A more modern Duke has come close to fruition, as construction crews have been toiling to put the finishing touches on older renovations and lay the groundwork for new ones.
Sparkling renovated dorms, a brand-new engineering building and solar panels are just some of things students have to look forward to in the coming months and years. The Chronicle summarized the most recent updates on construction heading into the 2018-19 academic year:
The renovation of Crowell Quad—which started in the summer of 2017—will be wrapping up this summer, said Joe Gonzalez, assistant vice president of student affairs and dean for residential life.
He explained that much of the construction during the school year was focused on demolishing portions of the building’s interior and installing a central air conditioning system. The remaining work includes redoing bathrooms, remodeling common room kitchens, repairing and painting dorm room walls and installing new flooring in some portions of the building.
“With the Crowell renovation, we have run into unknowns,” Gonzalez said. “As you begin working on certain projects, you discover that more work needs to be done than you anticipated.”
The main issue he noted was the condition of the dorm’s roof. Although replacing the roof was not initially in the plans, it became necessary after workers observed its condition.
Completing the roof installation and putting the finishing touches on the dorm’s interior are all that remains before the renovation is complete—ideally at the end of June, Gonzalez said. It will be ready to house students in Fall 2018, he added.

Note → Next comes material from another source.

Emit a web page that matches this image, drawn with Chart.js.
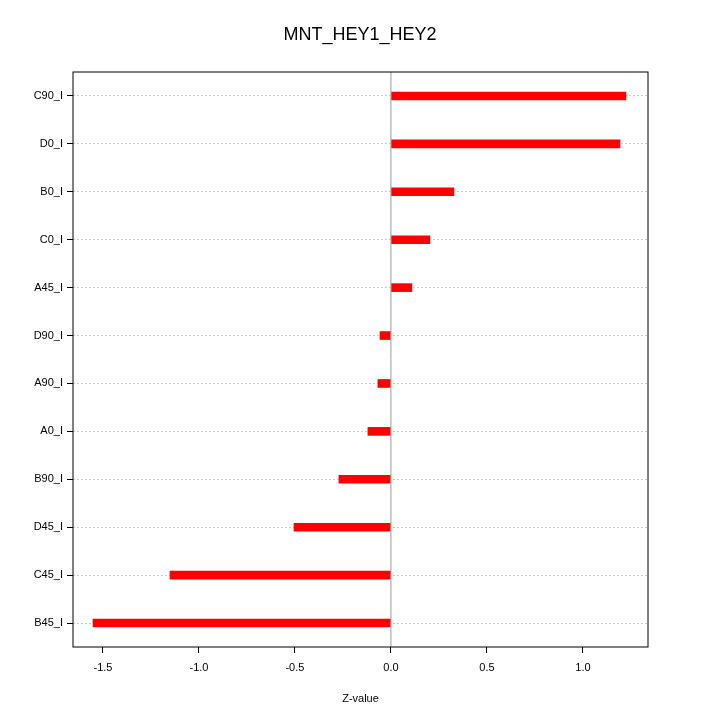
<!DOCTYPE html>
<html>
<head>
<script src="https://cdn.jsdelivr.net/npm/chart.js@4"></script>
<style>body{margin:0;background:#fff}#wrap{width:720px;height:720px}</style>
</head>
<body>
<div id="wrap"><canvas id="c" width="720" height="720"></canvas></div>
<script>
const categories = ['C90_I','D0_I','B0_I','C0_I','A45_I','D90_I','A90_I','A0_I','B90_I','D45_I','C45_I','B45_I'];
const zValues = [1.224,1.193,0.328,0.203,0.109,-0.057,-0.068,-0.12,-0.271,-0.505,-1.151,-1.552];
const xTicks = [-1.5,-1.0,-0.5,0.0,0.5,1.0];
const chartTitle = 'MNT_HEY1_HEY2';

const frame = {
  id: 'frame',
  afterDatasetsDraw(chart) {
    const {ctx, chartArea: a, scales} = chart;
    ctx.save();
    const x0 = scales.x.getPixelForValue(0);
    ctx.strokeStyle = '#999';
    ctx.lineWidth = 1;
    ctx.beginPath(); ctx.moveTo(x0, a.top); ctx.lineTo(x0, a.bottom); ctx.stroke();
    ctx.strokeStyle = '#000';
    ctx.strokeRect(a.left, a.top, a.right - a.left, a.bottom - a.top);
    // title centred on the whole page
    ctx.fillStyle = '#000';
    ctx.font = '18px "Liberation Sans"';
    ctx.textAlign = 'center';
    ctx.textBaseline = 'middle';
    ctx.fillText(chartTitle, 360, 35);
    ctx.restore();
  }
};

new Chart(document.getElementById('c'), {
  type: 'bar',
  data: {
    labels: categories,
    datasets: [{ data: zValues, backgroundColor: '#ff0000', barThickness: 8 }]
  },
  options: {
    indexAxis: 'y',
    responsive: false,
    animation: false,
    layout: { padding: { top: 72, right: 72, bottom: 0, left: 0 } },
    plugins: {
      legend: { display: false },
      tooltip: { enabled: false },
      title: { display: false }
    },
    scales: {
      x: {
        min: -1.656, max: 1.339,
        afterBuildTicks(s) { s.ticks = xTicks.map(v => ({ value: v })); },
        ticks: { color: '#000', font: { family: 'Liberation Sans', size: 11 },
          callback: v => v.toFixed(1), maxRotation: 0, padding: 8 },
        grid: { display: true, drawOnChartArea: false, drawTicks: true, tickLength: 6, color: '#000' },
        border: { display: false },
        title: { display: true, text: 'Z-value', color: '#000',
          font: { family: 'Liberation Sans', size: 11 }, padding: { top: 18, bottom: 14 } },
        afterFit(s) { s.height = 73; }
      },
      y: {
        ticks: { color: '#000', font: { family: 'Liberation Sans', size: 11 }, padding: 4 },
        grid: { color: '#ccc', lineWidth: 1, tickLength: 6, tickColor: '#000', offset: false },
        border: { display: false, dash: [2, 2] },
        afterFit(s) { s.width = 73; }
      }
    }
  },
  plugins: [frame]
});
</script>
</body>
</html>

The renovation of Craven Quad began in the middle of May and will continue throughout the 2018-2019 academic year, displacing Craven residents to Few Quad and the 300 Swift apartment complex.
Gonzalez described the Craven renovations as “essentially the same project” as those in Crowell, including the installation of central air conditioning, bathroom remodeling, a new roof and renovated common rooms.

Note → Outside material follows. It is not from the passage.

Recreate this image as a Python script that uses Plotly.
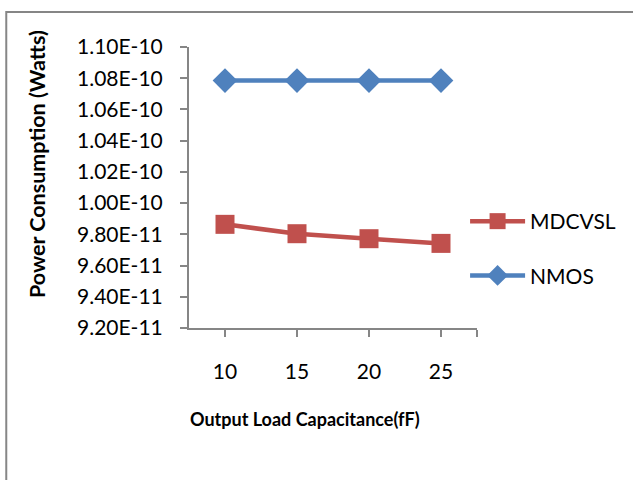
import plotly.graph_objects as go

# Output load capacitance (fF)
load_fF = [10, 15, 20, 25]

# Power consumption (W)
mdcvsl_power = [9.864e-11, 9.804e-11, 9.772e-11, 9.742e-11]
nmos_power = [1.0785e-10, 1.0785e-10, 1.0785e-10, 1.0785e-10]

y_tickvals = [9.2e-11, 9.4e-11, 9.6e-11, 9.8e-11, 1.0e-10, 1.02e-10, 1.04e-10, 1.06e-10, 1.08e-10, 1.10e-10]
y_ticktext = ["9.20E-11", "9.40E-11", "9.60E-11", "9.80E-11", "1.00E-10",
              "1.02E-10", "1.04E-10", "1.06E-10", "1.08E-10", "1.10E-10"]
x_tickvals = [10, 15, 20, 25, 27.5]
x_ticktext = ["10", "15", "20", "25", ""]

RED = "#C0504D"
BLUE = "#4F81BD"
AXIS = "#868686"
FONT = "Lato, 'Open Sans', sans-serif"

W, H = 633, 480
L, R, T, B = 189, 154, 47, 152
pw, ph = W - L - R, H - T - B


def px_x(x):
    return (x - L) / pw


def px_y(y):
    return (H - B - y) / ph


fig = go.Figure()
fig.add_trace(go.Scatter(
    x=load_fF, y=mdcvsl_power, name="MDCVSL", mode="lines+markers",
    line=dict(color=RED, width=4.5),
    marker=dict(symbol="square", size=19, color=RED),
    legendgroup="a", cliponaxis=False,
))
fig.add_trace(go.Scatter(
    x=load_fF, y=nmos_power, name="NMOS", mode="lines+markers",
    line=dict(color=BLUE, width=4.5),
    marker=dict(symbol="diamond", size=19, color=BLUE),
    legendgroup="b", cliponaxis=False,
))

fig.update_layout(
    width=W, height=H,
    margin=dict(l=L, r=R, t=T, b=B),
    paper_bgcolor="white", plot_bgcolor="white",
    font=dict(family=FONT, size=21, color="black"),
    showlegend=True,
    legend=dict(
        x=px_x(467), y=px_y(201), xanchor="left", yanchor="top",
        bgcolor="rgba(0,0,0,0)", font=dict(size=21),
        tracegroupgap=24, itemwidth=55,
    ),
    xaxis=dict(
        range=[7.5, 27.5], tickvals=x_tickvals, ticktext=x_ticktext,
        showgrid=False, zeroline=False, showline=True, linecolor=AXIS, linewidth=2,
        ticks="outside", ticklen=7, tickcolor=AXIS, tickwidth=2,
        ticklabelstandoff=17,
    ),
    yaxis=dict(
        range=[9.2e-11, 1.10e-10], tickvals=y_tickvals, ticktext=y_ticktext,
        showgrid=False, zeroline=False, showline=True, linecolor=AXIS, linewidth=2,
        ticks="outside", ticklen=7, tickcolor=AXIS, tickwidth=2,
        ticklabelstandoff=13,
    ),
    annotations=[
        dict(text="<b>Power Consumption (Watts)</b>", textangle=-90,
             xref="paper", yref="paper", x=px_x(36), y=px_y(164),
             xanchor="center", yanchor="middle", showarrow=False,
             font=dict(size=21.5, family=FONT)),
        dict(text="<b>Output Load Capacitance(fF)</b>",
             xref="paper", yref="paper", x=px_x(306), y=px_y(419),
             xanchor="center", yanchor="middle", showarrow=False,
             font=dict(size=18, family=FONT)),
    ],
    shapes=[
        dict(type="rect", xref="paper", yref="paper",
             x0=px_x(5), y0=px_y(490), x1=px_x(645), y1=px_y(12),
             line=dict(color=AXIS, width=2), fillcolor="rgba(0,0,0,0)", layer="below"),
    ],
)

fig.write_html("out.html")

The Craven construction is slated for completion next summer, making it ready to house students in the Fall 2019 semester, he said.

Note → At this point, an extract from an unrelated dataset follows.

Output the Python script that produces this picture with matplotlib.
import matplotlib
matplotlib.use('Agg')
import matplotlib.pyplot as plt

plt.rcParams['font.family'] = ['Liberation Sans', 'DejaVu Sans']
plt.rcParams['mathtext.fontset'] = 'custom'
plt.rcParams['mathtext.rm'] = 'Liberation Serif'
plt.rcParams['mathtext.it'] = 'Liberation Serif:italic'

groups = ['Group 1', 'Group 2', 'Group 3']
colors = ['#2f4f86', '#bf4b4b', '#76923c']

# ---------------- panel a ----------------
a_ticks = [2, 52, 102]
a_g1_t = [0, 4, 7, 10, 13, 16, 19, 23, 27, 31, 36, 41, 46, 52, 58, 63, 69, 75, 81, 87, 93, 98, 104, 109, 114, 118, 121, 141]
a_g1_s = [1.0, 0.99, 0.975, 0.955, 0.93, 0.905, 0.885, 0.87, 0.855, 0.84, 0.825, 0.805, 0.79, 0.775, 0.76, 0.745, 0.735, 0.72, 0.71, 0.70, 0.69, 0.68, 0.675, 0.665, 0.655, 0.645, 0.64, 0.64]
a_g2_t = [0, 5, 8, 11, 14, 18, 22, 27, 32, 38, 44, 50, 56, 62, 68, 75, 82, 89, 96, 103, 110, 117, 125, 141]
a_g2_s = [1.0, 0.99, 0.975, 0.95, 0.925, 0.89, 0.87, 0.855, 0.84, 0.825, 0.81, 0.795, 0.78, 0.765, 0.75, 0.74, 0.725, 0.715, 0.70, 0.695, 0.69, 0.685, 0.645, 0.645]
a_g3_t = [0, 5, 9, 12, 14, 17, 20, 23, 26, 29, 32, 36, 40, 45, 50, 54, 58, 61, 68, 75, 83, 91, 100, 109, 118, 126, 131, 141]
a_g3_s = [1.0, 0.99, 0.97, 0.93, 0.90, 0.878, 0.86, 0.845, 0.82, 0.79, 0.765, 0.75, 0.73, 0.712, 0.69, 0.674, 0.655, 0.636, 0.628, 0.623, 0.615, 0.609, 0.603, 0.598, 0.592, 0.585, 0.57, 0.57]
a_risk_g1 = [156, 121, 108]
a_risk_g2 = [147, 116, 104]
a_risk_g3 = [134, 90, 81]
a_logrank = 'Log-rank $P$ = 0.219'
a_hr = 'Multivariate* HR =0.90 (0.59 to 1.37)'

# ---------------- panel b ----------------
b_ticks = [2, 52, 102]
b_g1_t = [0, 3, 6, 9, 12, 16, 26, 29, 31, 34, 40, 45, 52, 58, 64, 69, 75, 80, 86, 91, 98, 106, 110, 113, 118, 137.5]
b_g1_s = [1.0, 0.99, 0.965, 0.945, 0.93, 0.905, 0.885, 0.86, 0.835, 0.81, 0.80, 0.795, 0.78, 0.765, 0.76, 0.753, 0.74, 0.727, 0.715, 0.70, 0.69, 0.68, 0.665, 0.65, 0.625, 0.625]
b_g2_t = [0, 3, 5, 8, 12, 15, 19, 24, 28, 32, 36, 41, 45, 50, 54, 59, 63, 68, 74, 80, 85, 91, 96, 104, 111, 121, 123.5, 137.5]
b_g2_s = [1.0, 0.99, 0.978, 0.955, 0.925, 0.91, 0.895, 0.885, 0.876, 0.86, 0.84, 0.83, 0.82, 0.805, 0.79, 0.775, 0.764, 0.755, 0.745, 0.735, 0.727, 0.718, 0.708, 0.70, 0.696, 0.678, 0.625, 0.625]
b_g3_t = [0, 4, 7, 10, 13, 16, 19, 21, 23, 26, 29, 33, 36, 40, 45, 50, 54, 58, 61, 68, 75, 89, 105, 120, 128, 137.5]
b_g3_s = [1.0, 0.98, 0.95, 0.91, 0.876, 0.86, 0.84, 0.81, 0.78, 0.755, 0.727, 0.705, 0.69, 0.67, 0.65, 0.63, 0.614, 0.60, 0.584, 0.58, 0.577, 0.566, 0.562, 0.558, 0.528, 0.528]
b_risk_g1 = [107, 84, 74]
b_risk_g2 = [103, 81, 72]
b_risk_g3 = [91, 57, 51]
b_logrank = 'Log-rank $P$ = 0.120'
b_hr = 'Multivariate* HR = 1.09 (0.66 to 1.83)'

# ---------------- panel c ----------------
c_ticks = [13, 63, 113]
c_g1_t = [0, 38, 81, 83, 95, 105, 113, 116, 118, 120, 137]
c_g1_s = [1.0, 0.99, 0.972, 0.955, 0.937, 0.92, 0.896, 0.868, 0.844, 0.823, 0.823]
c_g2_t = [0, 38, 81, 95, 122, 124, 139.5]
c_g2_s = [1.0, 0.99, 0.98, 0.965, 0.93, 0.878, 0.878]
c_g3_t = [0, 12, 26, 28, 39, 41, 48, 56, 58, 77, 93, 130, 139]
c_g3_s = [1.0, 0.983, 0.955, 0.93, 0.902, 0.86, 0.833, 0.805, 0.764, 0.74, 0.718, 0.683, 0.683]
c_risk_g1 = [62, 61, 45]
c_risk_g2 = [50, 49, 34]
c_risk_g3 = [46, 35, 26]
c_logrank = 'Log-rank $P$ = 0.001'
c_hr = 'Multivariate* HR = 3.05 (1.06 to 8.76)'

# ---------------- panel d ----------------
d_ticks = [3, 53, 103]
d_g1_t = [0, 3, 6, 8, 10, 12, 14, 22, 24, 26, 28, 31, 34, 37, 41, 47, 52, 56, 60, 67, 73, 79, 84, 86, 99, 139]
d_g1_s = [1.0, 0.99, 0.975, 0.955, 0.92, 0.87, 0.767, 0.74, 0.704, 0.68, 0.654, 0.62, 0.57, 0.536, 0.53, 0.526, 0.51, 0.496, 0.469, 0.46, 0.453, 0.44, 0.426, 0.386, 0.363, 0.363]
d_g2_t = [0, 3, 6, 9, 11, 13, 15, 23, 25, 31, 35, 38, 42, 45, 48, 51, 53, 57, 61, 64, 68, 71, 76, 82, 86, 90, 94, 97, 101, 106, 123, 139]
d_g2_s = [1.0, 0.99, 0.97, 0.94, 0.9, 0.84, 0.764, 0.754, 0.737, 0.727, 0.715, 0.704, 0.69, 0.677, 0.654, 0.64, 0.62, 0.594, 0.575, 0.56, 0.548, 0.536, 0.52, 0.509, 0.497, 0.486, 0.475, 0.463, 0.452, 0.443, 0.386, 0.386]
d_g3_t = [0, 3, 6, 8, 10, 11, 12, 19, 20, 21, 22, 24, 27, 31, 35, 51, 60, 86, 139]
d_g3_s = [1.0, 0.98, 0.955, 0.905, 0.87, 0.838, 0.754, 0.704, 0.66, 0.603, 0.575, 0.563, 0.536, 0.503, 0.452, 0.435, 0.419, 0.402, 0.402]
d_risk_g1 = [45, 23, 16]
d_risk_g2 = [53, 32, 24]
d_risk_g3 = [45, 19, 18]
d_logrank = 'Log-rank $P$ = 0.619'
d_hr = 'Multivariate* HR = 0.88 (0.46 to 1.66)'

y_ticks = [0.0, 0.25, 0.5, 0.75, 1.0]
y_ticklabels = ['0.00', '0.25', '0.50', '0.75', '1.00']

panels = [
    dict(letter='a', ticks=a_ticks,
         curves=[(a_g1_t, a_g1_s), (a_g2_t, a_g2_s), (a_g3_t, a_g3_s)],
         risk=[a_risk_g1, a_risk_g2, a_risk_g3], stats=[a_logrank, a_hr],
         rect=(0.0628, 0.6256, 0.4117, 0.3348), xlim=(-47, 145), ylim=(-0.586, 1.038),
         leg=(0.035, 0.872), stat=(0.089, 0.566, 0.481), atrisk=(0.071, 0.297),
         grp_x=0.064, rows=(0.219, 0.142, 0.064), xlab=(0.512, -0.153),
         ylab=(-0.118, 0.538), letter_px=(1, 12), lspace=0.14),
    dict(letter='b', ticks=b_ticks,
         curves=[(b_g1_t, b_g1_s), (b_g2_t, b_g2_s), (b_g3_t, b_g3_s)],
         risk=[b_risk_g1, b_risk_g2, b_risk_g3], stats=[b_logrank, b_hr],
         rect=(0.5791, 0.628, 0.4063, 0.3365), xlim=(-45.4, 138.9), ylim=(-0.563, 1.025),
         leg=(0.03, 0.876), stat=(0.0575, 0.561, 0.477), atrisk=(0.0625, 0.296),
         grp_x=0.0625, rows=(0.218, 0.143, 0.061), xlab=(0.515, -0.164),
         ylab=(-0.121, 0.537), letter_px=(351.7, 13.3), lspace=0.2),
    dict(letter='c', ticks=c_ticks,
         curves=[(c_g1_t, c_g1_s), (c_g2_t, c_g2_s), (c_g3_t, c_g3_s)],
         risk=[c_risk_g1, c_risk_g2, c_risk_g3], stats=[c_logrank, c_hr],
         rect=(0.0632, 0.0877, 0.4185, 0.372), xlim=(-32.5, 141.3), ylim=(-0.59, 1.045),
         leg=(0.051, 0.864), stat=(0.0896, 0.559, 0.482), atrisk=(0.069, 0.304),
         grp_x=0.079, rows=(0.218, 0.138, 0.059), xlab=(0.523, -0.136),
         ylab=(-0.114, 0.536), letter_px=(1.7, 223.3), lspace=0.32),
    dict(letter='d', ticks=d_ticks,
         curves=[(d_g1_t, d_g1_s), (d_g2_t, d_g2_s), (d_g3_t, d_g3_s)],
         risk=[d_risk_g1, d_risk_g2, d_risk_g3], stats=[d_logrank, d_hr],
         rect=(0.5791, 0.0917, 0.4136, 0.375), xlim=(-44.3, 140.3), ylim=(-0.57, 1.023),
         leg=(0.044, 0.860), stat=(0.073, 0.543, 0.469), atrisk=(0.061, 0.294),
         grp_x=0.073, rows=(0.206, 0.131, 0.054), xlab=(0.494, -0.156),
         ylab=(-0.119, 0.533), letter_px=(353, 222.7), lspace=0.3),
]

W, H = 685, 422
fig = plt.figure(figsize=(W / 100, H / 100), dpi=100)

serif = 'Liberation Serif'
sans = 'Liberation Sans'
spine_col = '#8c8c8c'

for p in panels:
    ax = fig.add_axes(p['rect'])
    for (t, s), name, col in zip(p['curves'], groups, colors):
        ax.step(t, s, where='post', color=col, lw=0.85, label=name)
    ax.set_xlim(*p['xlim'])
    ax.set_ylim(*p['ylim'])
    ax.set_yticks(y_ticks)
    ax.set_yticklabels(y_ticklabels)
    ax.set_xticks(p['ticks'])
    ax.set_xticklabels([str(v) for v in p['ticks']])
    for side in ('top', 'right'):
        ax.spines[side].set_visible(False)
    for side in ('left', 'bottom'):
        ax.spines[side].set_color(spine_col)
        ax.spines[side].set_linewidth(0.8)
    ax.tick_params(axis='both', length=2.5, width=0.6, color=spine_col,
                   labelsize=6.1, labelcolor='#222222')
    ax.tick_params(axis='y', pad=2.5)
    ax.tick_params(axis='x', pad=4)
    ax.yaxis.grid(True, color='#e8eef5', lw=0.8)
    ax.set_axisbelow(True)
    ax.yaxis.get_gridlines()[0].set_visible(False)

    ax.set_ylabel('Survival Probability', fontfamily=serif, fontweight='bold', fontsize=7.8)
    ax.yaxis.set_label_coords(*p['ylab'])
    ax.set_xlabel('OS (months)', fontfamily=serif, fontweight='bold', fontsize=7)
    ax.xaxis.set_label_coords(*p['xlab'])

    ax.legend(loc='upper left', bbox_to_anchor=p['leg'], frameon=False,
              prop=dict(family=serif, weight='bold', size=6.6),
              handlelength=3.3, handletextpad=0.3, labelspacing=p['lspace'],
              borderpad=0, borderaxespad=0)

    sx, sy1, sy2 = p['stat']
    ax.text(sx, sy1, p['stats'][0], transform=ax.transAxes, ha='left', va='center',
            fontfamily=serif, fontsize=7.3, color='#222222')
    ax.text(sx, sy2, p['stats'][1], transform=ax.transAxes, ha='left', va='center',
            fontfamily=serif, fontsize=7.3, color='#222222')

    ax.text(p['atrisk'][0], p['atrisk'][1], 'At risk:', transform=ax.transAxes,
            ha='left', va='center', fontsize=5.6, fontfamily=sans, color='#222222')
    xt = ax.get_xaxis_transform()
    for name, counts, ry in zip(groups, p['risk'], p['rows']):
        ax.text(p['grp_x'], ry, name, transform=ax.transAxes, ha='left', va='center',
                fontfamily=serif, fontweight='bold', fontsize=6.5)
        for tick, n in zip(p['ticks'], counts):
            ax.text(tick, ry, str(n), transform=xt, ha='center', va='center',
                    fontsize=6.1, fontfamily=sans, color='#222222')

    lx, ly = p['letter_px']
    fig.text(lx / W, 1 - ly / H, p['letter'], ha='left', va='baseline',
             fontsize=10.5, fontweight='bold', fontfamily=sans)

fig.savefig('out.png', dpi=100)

Construction on the The Hollows began in the summer of 2017. In the past year, the work focused on establishing the foundation and framework of the dorm, Gonzalez explained.
“The hope is to have that building enclosed sometime this fall, and then the rest of the work would be interior," he said.
Project manager Hector Hernandez wrote in an email that a delay on the utilities permit from Durham has been the only major setback, but the dorm is still on track to be completed by July 2019. The goal is to complete the construction by next summer so that students can occupy the building for the Fall 2019 semester.
Larry Moneta, vice president for student affairs, announced in September that the University was seeking to move undergraduates off Central Campus to 300 Swift or West Campus by Fall 2019.
Although most major construction is taking place on West Campus, there will also be renovations on East Campus this year.
Southgate will be closed for the upcoming academic year for installation of central air conditioning and sprinklers, Gonzalez explained. In addition, Epworth will be closed, but Jarvis and East House will house students from the Class of 2022, despite the completion of Trinity House.
“We’ll continue to use Jarvis and East," Gonzalez said. "Trinity is intended to replace Epworth, Jarvis and East, but we’re going to go ahead and use those buildings for a couple years as we get some of these large projects done.”
Trinity House opened in January 2018 after 18 months of construction.
Karsh Alumni and Visitors Center
The Karsh Alumni and Visitors Center project covers the renovation of a current building—the Forlines House along Chapel Drive—and construction of another building between Chapel Drive and Duke University Road.
The Forlines House is currently undergoing drywall installation, and the finishing work will soon start, project manager Sally Curtis wrote in an email.
Across Chapel Drive, the events building and its meeting pavilion are being enclosed, and the second floor of the office building is being poured with concrete. The center is on schedule to be completed in June 2019, she wrote.
A new engineering building is set to be constructed near the intersections of Research Drive and Telcom Drive, just north of Bostock Library. The 150,000 square foot building will cost approximately $115 million, according to a press release.
Project manager Bill McGraw wrote in an email that utilities running through the construction site are being removed and the ground is being excavated to prepare for construction.
The building is scheduled for completion in Fall 2020 and will open for students and faculty in the Spring 2021 semester, McGraw wrote.
Research Drive Solar Panels
As a part of Duke's many sustainability measures, solar panels are coming to the Research Drive Parking Garage. The panels will sit on a canopy above the garage's top level and will be able to fully power the garage with some energy left over—the equivalent of taking 92 cars off the road, according to a press release.
The canopies facing north have been turned to face south, and the installation of the solar panels is just beginning, Hernandez—also the project manager for the Research Drive project—wrote in an email. He added that the project would be completed by July or August.